**Aim of the task:**
Would you transcribe the listing that follows, character for character, and omit its images?

[START OF Data segment]

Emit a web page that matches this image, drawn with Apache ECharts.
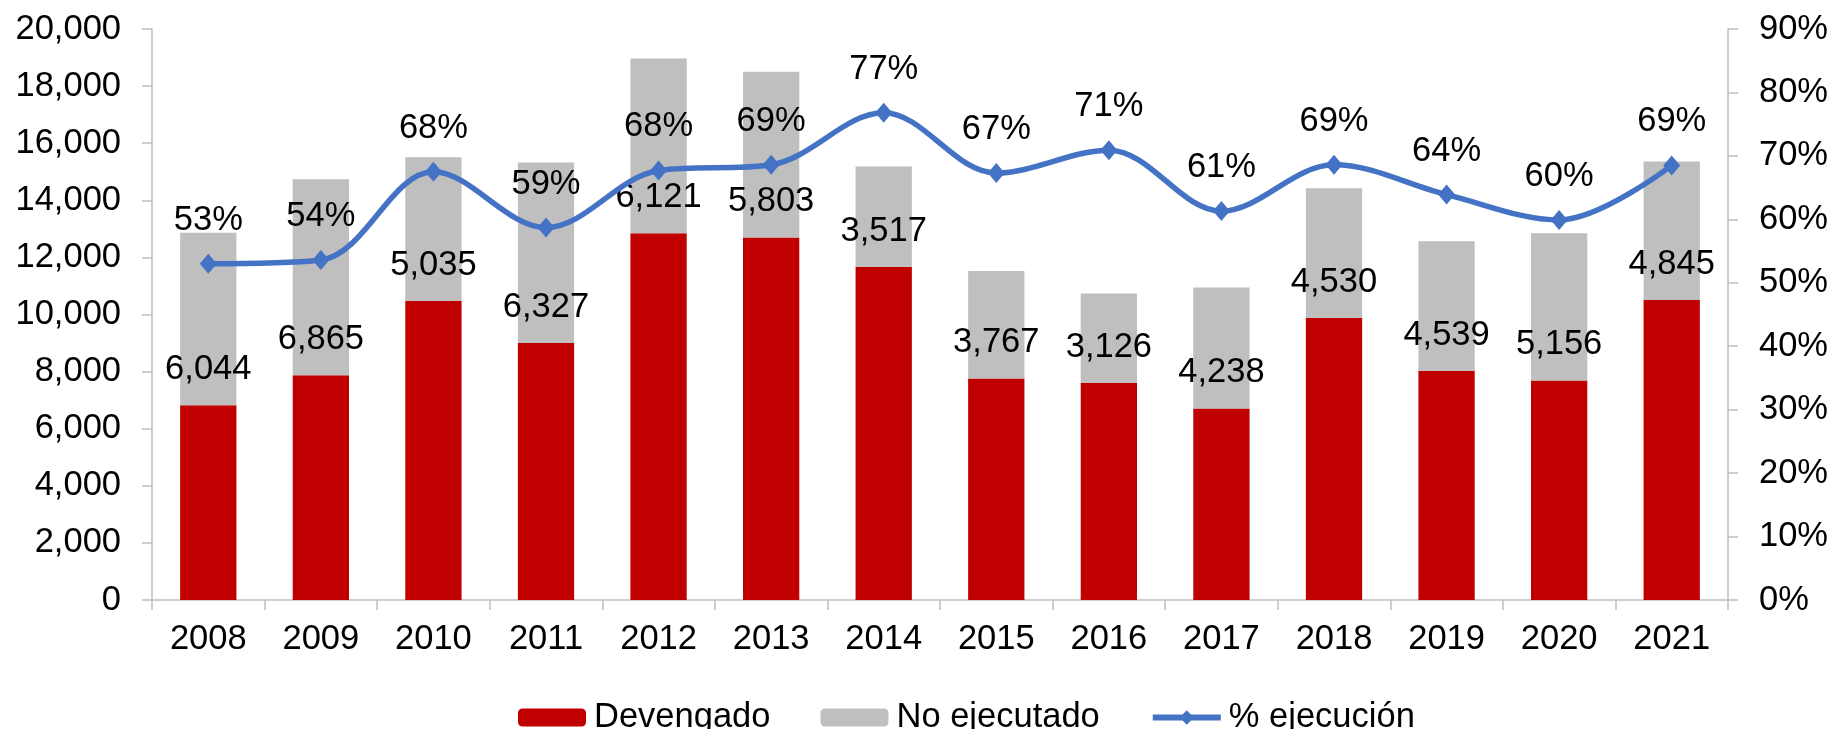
<!DOCTYPE html>
<html>
<head>
<meta charset="utf-8">
<script src="https://cdn.jsdelivr.net/npm/echarts@6/dist/echarts.min.js"></script>
<style>
html,body{margin:0;padding:0;background:#fff;}
#chart{width:1834px;height:729px;}
</style>
</head>
<body>
<div id="chart"></div>
<script>
var years = ['2008','2009','2010','2011','2012','2013','2014','2015','2016','2017','2018','2019','2020','2021'];
var devengado = [6820,7870,10470,9000,12850,12700,11670,7760,7610,6710,9890,8030,7690,10510];
var noEjecutado = [6044,6865,5035,6327,6121,5803,3517,3767,3126,4238,4530,4539,5156,4845];
var ejecucion = [53.0,53.6,67.5,58.7,67.7,68.6,76.8,67.3,70.9,61.3,68.6,63.9,59.9,68.5];

var FONT = 'Liberation Sans, Arial, sans-serif';
var FS = 34.5;
var AXIS_GRAY = '#BFBFBF';

var chart = echarts.init(document.getElementById('chart'));

var option = {
	animation: false,
	textStyle: { fontFamily: FONT },
	grid: {
		left: 152,
		right: 106,
		top: 29,
		bottom: 129
	},
	legend: {
		left: 513,
		top: 695,
		itemWidth: 68,
		itemHeight: 18,
		itemGap: 50,
		textStyle: { fontFamily: FONT, fontSize: FS, color: '#000', padding: [0,0,0,3] },
		data: [
			'Devengado',
			'No ejecutado',
			{ name: '% ejecución', lineStyle: { width: 6 } }
		]
	},
	xAxis: {
		type: 'category',
		data: years,
		boundaryGap: true,
		axisLine: { lineStyle: { color: AXIS_GRAY, width: 1.5 } },
		axisTick: { show: true, interval: 0, length: 10, lineStyle: { color: AXIS_GRAY, width: 1.5 } },
		axisLabel: { margin: 22, fontSize: FS, color: '#000', fontFamily: FONT }
	},
	yAxis: [{
		type: 'value',
		min: 0,
		max: 20000,
		interval: 2000,
		axisLine: { show: true, lineStyle: { color: AXIS_GRAY, width: 1.5 } },
		axisTick: { show: true, length: 10, lineStyle: { color: AXIS_GRAY, width: 1.5 } },
		splitLine: { show: false },
		axisLabel: {
			margin: 31,
			fontSize: FS,
			color: '#000',
			fontFamily: FONT,
			formatter: function (v) { return v.toLocaleString('en-US'); }
		}
	}, {
		type: 'value',
		min: 0,
		max: 90,
		interval: 10,
		position: 'right',
		axisLine: { show: true, lineStyle: { color: AXIS_GRAY, width: 1.5 } },
		axisTick: { show: true, length: 10, lineStyle: { color: AXIS_GRAY, width: 1.5 } },
		splitLine: { show: false },
		axisLabel: { margin: 31, fontSize: FS, color: '#000', fontFamily: FONT, formatter: '{value}%' }
	}],
	series: [
		{
			name: 'Devengado',
			type: 'bar',
			stack: 'total',
			barWidth: '50%',
			itemStyle: { color: '#C00000' },
			data: devengado
		},
		{
			name: 'No ejecutado',
			type: 'bar',
			stack: 'total',
			barWidth: '50%',
			itemStyle: { color: '#BFBFBF' },
			label: {
				show: true,
				position: 'insideBottom',
				distance: 18,
				fontSize: FS,
				fontFamily: FONT,
				color: '#000',
				formatter: function (p) { return p.value.toLocaleString('en-US'); }
			},
			data: noEjecutado
		},
		{
			name: '% ejecución',
			type: 'line',
			yAxisIndex: 1,
			smooth: 0.35,
			symbol: 'diamond',
			symbolSize: [17, 20],
			lineStyle: { color: '#4472C4', width: 5.5 },
			itemStyle: { color: '#4472C4' },
			label: {
				show: true,
				position: 'top',
				distance: 16,
				fontSize: FS,
				fontFamily: FONT,
				color: '#000',
				formatter: function (p) { return Math.round(p.value) + '%'; }
			},
			z: 5,
			data: ejecucion
		}
	]
};

chart.setOption(option);
</script>
</body>
</html>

[END OF Data segment]

**Answer to the task:**
Emit a web page that matches this image, drawn with Apache ECharts.
<!DOCTYPE html>
<html>
<head>
<meta charset="utf-8">
<script src="https://cdn.jsdelivr.net/npm/echarts@6/dist/echarts.min.js"></script>
<style>
html,body{margin:0;padding:0;background:#fff;}
#chart{width:1834px;height:729px;}
</style>
</head>
<body>
<div id="chart"></div>
<script>
var years = ['2008','2009','2010','2011','2012','2013','2014','2015','2016','2017','2018','2019','2020','2021'];
var devengado = [6820,7870,10470,9000,12850,12700,11670,7760,7610,6710,9890,8030,7690,10510];
var noEjecutado = [6044,6865,5035,6327,6121,5803,3517,3767,3126,4238,4530,4539,5156,4845];
var ejecucion = [53.0,53.6,67.5,58.7,67.7,68.6,76.8,67.3,70.9,61.3,68.6,63.9,59.9,68.5];

var FONT = 'Liberation Sans, Arial, sans-serif';
var FS = 34.5;
var AXIS_GRAY = '#BFBFBF';

var chart = echarts.init(document.getElementById('chart'));

var option = {
	animation: false,
	textStyle: { fontFamily: FONT },
	grid: {
		left: 152,
		right: 106,
		top: 29,
		bottom: 129
	},
	legend: {
		left: 513,
		top: 695,
		itemWidth: 68,
		itemHeight: 18,
		itemGap: 50,
		textStyle: { fontFamily: FONT, fontSize: FS, color: '#000', padding: [0,0,0,3] },
		data: [
			'Devengado',
			'No ejecutado',
			{ name: '% ejecución', lineStyle: { width: 6 } }
		]
	},
	xAxis: {
		type: 'category',
		data: years,
		boundaryGap: true,
		axisLine: { lineStyle: { color: AXIS_GRAY, width: 1.5 } },
		axisTick: { show: true, interval: 0, length: 10, lineStyle: { color: AXIS_GRAY, width: 1.5 } },
		axisLabel: { margin: 22, fontSize: FS, color: '#000', fontFamily: FONT }
	},
	yAxis: [{
		type: 'value',
		min: 0,
		max: 20000,
		interval: 2000,
		axisLine: { show: true, lineStyle: { color: AXIS_GRAY, width: 1.5 } },
		axisTick: { show: true, length: 10, lineStyle: { color: AXIS_GRAY, width: 1.5 } },
		splitLine: { show: false },
		axisLabel: {
			margin: 31,
			fontSize: FS,
			color: '#000',
			fontFamily: FONT,
			formatter: function (v) { return v.toLocaleString('en-US'); }
		}
	}, {
		type: 'value',
		min: 0,
		max: 90,
		interval: 10,
		position: 'right',
		axisLine: { show: true, lineStyle: { color: AXIS_GRAY, width: 1.5 } },
		axisTick: { show: true, length: 10, lineStyle: { color: AXIS_GRAY, width: 1.5 } },
		splitLine: { show: false },
		axisLabel: { margin: 31, fontSize: FS, color: '#000', fontFamily: FONT, formatter: '{value}%' }
	}],
	series: [
		{
			name: 'Devengado',
			type: 'bar',
			stack: 'total',
			barWidth: '50%',
			itemStyle: { color: '#C00000' },
			data: devengado
		},
		{
			name: 'No ejecutado',
			type: 'bar',
			stack: 'total',
			barWidth: '50%',
			itemStyle: { color: '#BFBFBF' },
			label: {
				show: true,
				position: 'insideBottom',
				distance: 18,
				fontSize: FS,
				fontFamily: FONT,
				color: '#000',
				formatter: function (p) { return p.value.toLocaleString('en-US'); }
			},
			data: noEjecutado
		},
		{
			name: '% ejecución',
			type: 'line',
			yAxisIndex: 1,
			smooth: 0.35,
			symbol: 'diamond',
			symbolSize: [17, 20],
			lineStyle: { color: '#4472C4', width: 5.5 },
			itemStyle: { color: '#4472C4' },
			label: {
				show: true,
				position: 'top',
				distance: 16,
				fontSize: FS,
				fontFamily: FONT,
				color: '#000',
				formatter: function (p) { return Math.round(p.value) + '%'; }
			},
			z: 5,
			data: ejecucion
		}
	]
};

chart.setOption(option);
</script>
</body>
</html>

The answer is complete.